O STF equiparou o procedimento do Mandado de Injunção ao do Mandado de Segurança no que couber, conforme o julgado abaixo:
MANDADO DE INJUNÇÃO. QUESTÃO DE ORDEM SOBRE SUA AUTO-APLICABILIDADE, OU NÃO. EM FACE DOS TEXTOS DA CONSTITUIÇÃO FEDERAL RELATIVOS AO MANDADO DE INJUNÇÃO, E ELE AÇÃO OUTORGADA AO TITULAR DO DIREITO, GARANTIA OU PRERROGATIVA A QUE ALUDE O ART. 5.º, LXXI, DOS QUAIS O EXERCÍCIO ESTÁ INVIABILIZADO POR FALTA DE NORMA REGULAMENTADORA, E AÇÃO QUE VISA A OBTER DO PODER JUDICIÁRIO A DECLARAÇÃO DE INCONSTITUCIONALIDADE DESSA OMISSÃO SE ESTIVER CARACTERIZADA A MORA REGULAMENTAR POR PARTE DO PODER, ÓRGÃO, ENTIDADE OU AUTORIDADE DE QUE ELA DEPENDA, COM A FINALIDADE DE QUE SE LHE DÊ CIÊNCIA DESSA DECLARAÇÃO, PARA QUE ADOTE AS PROVIDÊNCIAS NECESSÁRIAS, A SEMELHANÇA DO QUE OCORRE COM A AÇÃO DIRETA DE INCONSTITUCIONALIDADE POR OMISSÃO (ARTIGO 103, PAR-2., DA CARTA MAGNA), E DE QUE SE DETERMINE, SE SE TRATAR DE DIREITO CONSTITUCIONAL OPONÍVEL CONTRA O ESTADO, A SUSPENSÃO DOS PROCESSOS JUDICIAIS OU ADMINISTRATIVOS DE QUE POSSA ADVIR PARA O IMPETRANTE DANO QUE NÃO OCORRERIA SE NÃO HOUVESSE A OMISSÃO INCONSTITUCIONAL. – ASSIM FIXADA A NATUREZA DESSE MANDADO. E ELE, NO ÂMBITO DA COMPETÊNCIA DESSA CORTE – QUE ESTÁ DEVIDAMENTE DEFINIDA PELO ART. 102, I, ‘Q’ - , AUTO EXECUTÁVEL, UMA VEZ QUE, PARA SER UTILIZADO, NÃO DEPENDE DE NORMA JURÍDICA QUE O REGULAMENTE, INCLUSIVE QUANTO AO PROCEDIMENTO, APLICÁVEL QUE LHE É ANALOGICAMENTE O PROCEDIMENTO DO MANDADO DE SEGURANÇA, NO QUE COUBER. QUESTÃO DE ORDEM QUE SE RESOLVE NO SENTIDO DA AUTO-APLICABILIDADE DO MANDADO DE INJUNÇÃO, NOS TERMOS DO VOTO DO RELATOR.(STF – MI: 107 DF, Relator: Min. MOREIRA ALVES, Data de julgamento: 23/11/1989, Tribunal Pleno, Data de Publicação: DJ 21-09-1990 PP-09782 ELEMENT VOL-01595-01 PP-00001)

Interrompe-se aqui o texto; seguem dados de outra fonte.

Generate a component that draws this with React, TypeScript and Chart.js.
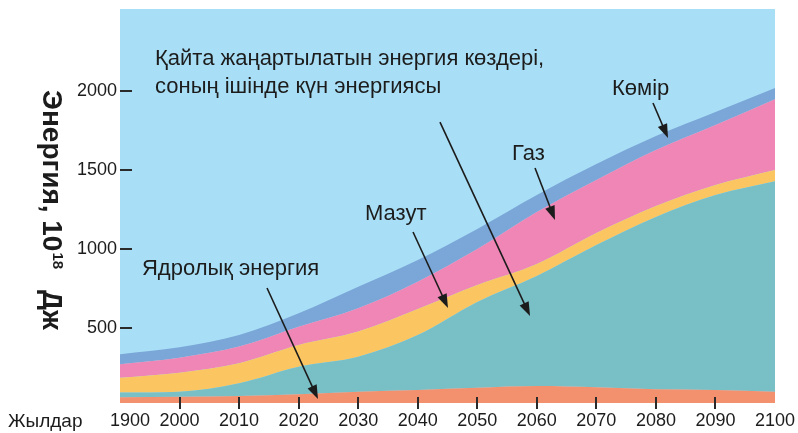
import React, { useEffect, useRef } from "react";
import { Chart, registerables } from "chart.js";

Chart.register(...registerables);

// ---- data ----
const YEARS = ["1900", "2000", "2010", "2020", "2030", "2040", "2050", "2060", "2070", "2080", "2090", "2100"];
const NUCLEAR = [61, 65, 70, 80, 97, 108, 122, 133, 125, 112, 108, 97];
const RENEWABLE = [30, 32, 80, 175, 221, 347, 543, 696, 900, 1091, 1234, 1333];
const MAZUT = [94, 120, 127, 137, 159, 165, 107, 76, 76, 69, 63, 70];
const GAS = [85, 95, 105, 116, 148, 173, 228, 329, 336, 355, 380, 449];
const COAL = [64, 66, 74, 85, 136, 137, 127, 108, 101, 88, 82, 70];
const Y_TICKS = [500, 1000, 1500, 2000];
const Y_MIN = 25;
const Y_MAX = 2520;

const SERIES_NAMES = [
  "Ядролық энергия",
  "Қайта жаңартылатын энергия көздері",
  "Мазут",
  "Газ",
  "Көмір",
];
const COLORS = ["#f3916f", "#78bfc6", "#fbc662", "#ef86b5", "#7aa7d8"];
const BG_COLOR = "#a9dff6";

// annotations in data coordinates (x = category index, y = value)
const LABELS = [
  { lines: ["Қайта жаңартылатын энергия көздері,", "соның ішінде күн энергиясы"], x: 0.588, y: 2165, dy: 1988, from: [5.374, 1804], to: [6.886, 576] },
  { lines: ["Ядролық энергия"], x: 0.369, y: 836, from: [2.469, 753], to: [3.325, 50] },
  { lines: ["Мазут"], x: 4.115, y: 1184, from: [4.921, 1108], to: [5.508, 627] },
  { lines: ["Газ"], x: 6.583, y: 1564, from: [6.97, 1513], to: [7.305, 1184] },
  { lines: ["Көмір"], x: 8.263, y: 1975, from: [8.951, 1925], to: [9.203, 1703] },
];

const FONT = "'Liberation Sans', Arial, Helvetica, sans-serif";
const TEXT = "#1c1c1c";

function arrow(ctx: CanvasRenderingContext2D, x1: number, y1: number, x2: number, y2: number) {
  const ang = Math.atan2(y2 - y1, x2 - x1);
  const len = 14;
  const hw = 5;
  const bx = x2 - Math.cos(ang) * len;
  const by = y2 - Math.sin(ang) * len;
  ctx.beginPath();
  ctx.moveTo(x1, y1);
  ctx.lineTo(bx + Math.cos(ang) * 2, by + Math.sin(ang) * 2);
  ctx.strokeStyle = TEXT;
  ctx.lineWidth = 1.6;
  ctx.stroke();
  ctx.beginPath();
  ctx.moveTo(x2, y2);
  ctx.lineTo(bx - Math.sin(ang) * hw, by + Math.cos(ang) * hw);
  ctx.lineTo(bx + Math.sin(ang) * hw, by - Math.cos(ang) * hw);
  ctx.closePath();
  ctx.fillStyle = TEXT;
  ctx.fill();
}

const overlay = {
  id: "overlay",
  beforeDatasetsDraw(chart: any) {
    const { ctx, chartArea } = chart;
    ctx.save();
    ctx.fillStyle = BG_COLOR;
    ctx.fillRect(chartArea.left, chartArea.top, chartArea.right - chartArea.left, chartArea.bottom - chartArea.top);
    ctx.restore();
  },
  afterDatasetsDraw(chart: any) {
    const { ctx, chartArea } = chart;
    const xs = chart.scales.x;
    const ys = chart.scales.y;
    ctx.save();
    // tick marks
    ctx.strokeStyle = "#2a2a2a";
    ctx.lineWidth = 2;
    for (let i = 1; i < YEARS.length - 1; i++) {
      const px = Math.round(xs.getPixelForValue(i));
      ctx.beginPath();
      ctx.moveTo(px, chartArea.bottom - 6);
      ctx.lineTo(px, chartArea.bottom + 6);
      ctx.stroke();
    }
    for (const v of Y_TICKS) {
      const py = Math.round(ys.getPixelForValue(v));
      ctx.beginPath();
      ctx.moveTo(chartArea.left, py);
      ctx.lineTo(chartArea.left + 12, py);
      ctx.stroke();
    }
    // annotations
    ctx.fillStyle = TEXT;
    ctx.font = `22px ${FONT}`;
    ctx.textAlign = "left";
    ctx.textBaseline = "alphabetic";
    for (const a of LABELS) {
      const lx = xs.getPixelForValue(a.x);
      ctx.fillText(a.lines[0], lx, ys.getPixelForValue(a.y));
      if (a.lines[1]) ctx.fillText(a.lines[1], lx, ys.getPixelForValue((a as any).dy));
      arrow(
        ctx,
        xs.getPixelForValue(a.from[0]),
        ys.getPixelForValue(a.from[1]),
        xs.getPixelForValue(a.to[0]),
        ys.getPixelForValue(a.to[1])
      );
    }
    // x axis title
    ctx.font = `19px ${FONT}`;
    ctx.fillText("Жылдар", 8, 427);
    // y axis title (rotated, reading downward)
    ctx.translate(43, 90);
    ctx.rotate(Math.PI / 2);
    ctx.font = `bold 28px ${FONT}`;
    const main = "Энергия, 10";
    ctx.fillText(main, 0, 0);
    const w = ctx.measureText(main).width;
    ctx.font = `bold 15px ${FONT}`;
    ctx.fillText("18", w + 1, -10);
    ctx.font = `bold 28px ${FONT}`;
    ctx.fillText("Дж", 200, 0);
    ctx.restore();
  },
};

export default function App() {
  const ref = useRef<HTMLCanvasElement>(null);
  useEffect(() => {
    document.body.style.margin = "0";
    const canvas = ref.current!;
    const datasets = [NUCLEAR, RENEWABLE, MAZUT, GAS, COAL].map((d, i) => ({
      label: SERIES_NAMES[i],
      data: d,
      backgroundColor: COLORS[i],
      borderColor: COLORS[i],
      borderWidth: 0,
      pointRadius: 0,
      fill: i === 0 ? "origin" : "-1",
      tension: 0.3,
      cubicInterpolationMode: "monotone" as const,
    }));
    const chart = new Chart(canvas, {
      type: "line",
      data: { labels: YEARS, datasets },
      options: {
        animation: false,
        responsive: false,
        devicePixelRatio: 1,
        layout: { padding: { top: 9, right: 23, left: 0, bottom: 0 } },
        plugins: { legend: { display: false }, tooltip: { enabled: false } },
        scales: {
          x: {
            type: "category",
            offset: false,
            grid: { display: false, drawTicks: false },
            border: { display: false },
            ticks: {
              autoSkip: false,
              maxRotation: 0,
              minRotation: 0,
              padding: 7,
              color: TEXT,
              font: { family: FONT, size: 18 },
              callback: (_v: any, i: number) => (i === 0 ? "    " + YEARS[i] : YEARS[i]),
            },
            afterFit: (s: any) => {
              s.height = 30;
              s.paddingLeft = 0;
              s.paddingRight = 0;
            },
          },
          y: {
            stacked: true,
            min: Y_MIN,
            max: Y_MAX,
            grid: { display: false, drawTicks: false },
            border: { display: false },
            ticks: {
              padding: 3,
              color: TEXT,
              font: { family: FONT, size: 18 },
              callback: (v: any) => String(v),
            },
            afterBuildTicks: (s: any) => {
              s.ticks = Y_TICKS.map((v) => ({ value: v }));
            },
            afterFit: (s: any) => {
              s.width = 120;
              s.paddingTop = 0;
              s.paddingBottom = 0;
            },
          },
        },
      },
      plugins: [overlay],
    });
    return () => chart.destroy();
  }, []);
  return (
    <div style={{ width: 798, height: 433 }}>
      <canvas ref={ref} width={798} height={433} style={{ display: "block" }} />
    </div>
  );
}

Portanto, mesmo antes da entrada em vigor da Lei nº 13.300/16, a ausência de norma regulamentadora nunca deixou o jurisdicionado desamparado quanto à aplicação dos seus direitos constitucionais. O procedimento do Mandado de Segurança serviu como paradigma para o Mandado de Injunção, naquilo que fosse cabível, garantindo a efetividade das garantias fundamentais.